• **COLLECTED DATA**:

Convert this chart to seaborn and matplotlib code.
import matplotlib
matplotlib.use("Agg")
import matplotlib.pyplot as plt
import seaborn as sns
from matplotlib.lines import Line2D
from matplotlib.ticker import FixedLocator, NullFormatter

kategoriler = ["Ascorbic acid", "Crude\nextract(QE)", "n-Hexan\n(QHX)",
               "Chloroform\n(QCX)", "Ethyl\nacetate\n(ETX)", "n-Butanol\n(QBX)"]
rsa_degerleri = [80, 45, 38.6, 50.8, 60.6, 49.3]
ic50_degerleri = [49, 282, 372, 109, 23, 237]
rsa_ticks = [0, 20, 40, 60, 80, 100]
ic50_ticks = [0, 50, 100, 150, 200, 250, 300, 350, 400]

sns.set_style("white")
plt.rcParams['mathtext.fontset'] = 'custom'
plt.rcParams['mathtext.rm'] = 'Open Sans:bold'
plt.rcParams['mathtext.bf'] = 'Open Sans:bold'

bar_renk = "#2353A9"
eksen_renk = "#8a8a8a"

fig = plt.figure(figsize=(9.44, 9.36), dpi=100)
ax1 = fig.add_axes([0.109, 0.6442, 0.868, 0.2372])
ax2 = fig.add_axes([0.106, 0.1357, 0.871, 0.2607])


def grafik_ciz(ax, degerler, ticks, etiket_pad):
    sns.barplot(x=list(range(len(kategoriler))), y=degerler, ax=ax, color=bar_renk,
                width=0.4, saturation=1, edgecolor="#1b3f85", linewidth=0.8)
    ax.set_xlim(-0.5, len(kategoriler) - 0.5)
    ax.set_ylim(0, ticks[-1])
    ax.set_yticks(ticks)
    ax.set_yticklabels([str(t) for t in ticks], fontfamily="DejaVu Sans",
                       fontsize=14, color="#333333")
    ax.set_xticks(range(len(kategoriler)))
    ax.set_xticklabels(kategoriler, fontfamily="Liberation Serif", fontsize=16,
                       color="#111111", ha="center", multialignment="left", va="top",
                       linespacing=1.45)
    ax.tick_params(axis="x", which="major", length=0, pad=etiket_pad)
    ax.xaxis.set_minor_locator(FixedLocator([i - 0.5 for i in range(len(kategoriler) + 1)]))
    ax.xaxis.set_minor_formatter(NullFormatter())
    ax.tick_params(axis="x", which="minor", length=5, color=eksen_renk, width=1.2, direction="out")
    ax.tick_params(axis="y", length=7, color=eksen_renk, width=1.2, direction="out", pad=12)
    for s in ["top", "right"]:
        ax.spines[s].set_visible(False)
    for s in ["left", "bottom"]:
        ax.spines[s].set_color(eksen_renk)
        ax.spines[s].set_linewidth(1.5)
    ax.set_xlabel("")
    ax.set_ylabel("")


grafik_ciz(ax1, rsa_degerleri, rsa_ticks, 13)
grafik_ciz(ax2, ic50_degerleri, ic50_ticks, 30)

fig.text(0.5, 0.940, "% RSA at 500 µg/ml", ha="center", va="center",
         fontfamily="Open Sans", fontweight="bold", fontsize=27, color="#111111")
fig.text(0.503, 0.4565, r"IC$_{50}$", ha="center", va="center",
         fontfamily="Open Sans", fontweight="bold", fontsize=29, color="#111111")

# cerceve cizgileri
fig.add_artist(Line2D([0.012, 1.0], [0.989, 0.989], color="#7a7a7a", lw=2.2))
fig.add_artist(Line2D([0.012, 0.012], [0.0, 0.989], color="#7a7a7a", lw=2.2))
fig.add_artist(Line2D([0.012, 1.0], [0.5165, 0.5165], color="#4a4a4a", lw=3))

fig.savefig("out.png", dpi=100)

• **TASK TO CARRY OUT**:
List every line above that contains the word "seaborn".

• **SOLVED PROBLEM**:
Convert this chart to seaborn and matplotlib code.
import seaborn as sns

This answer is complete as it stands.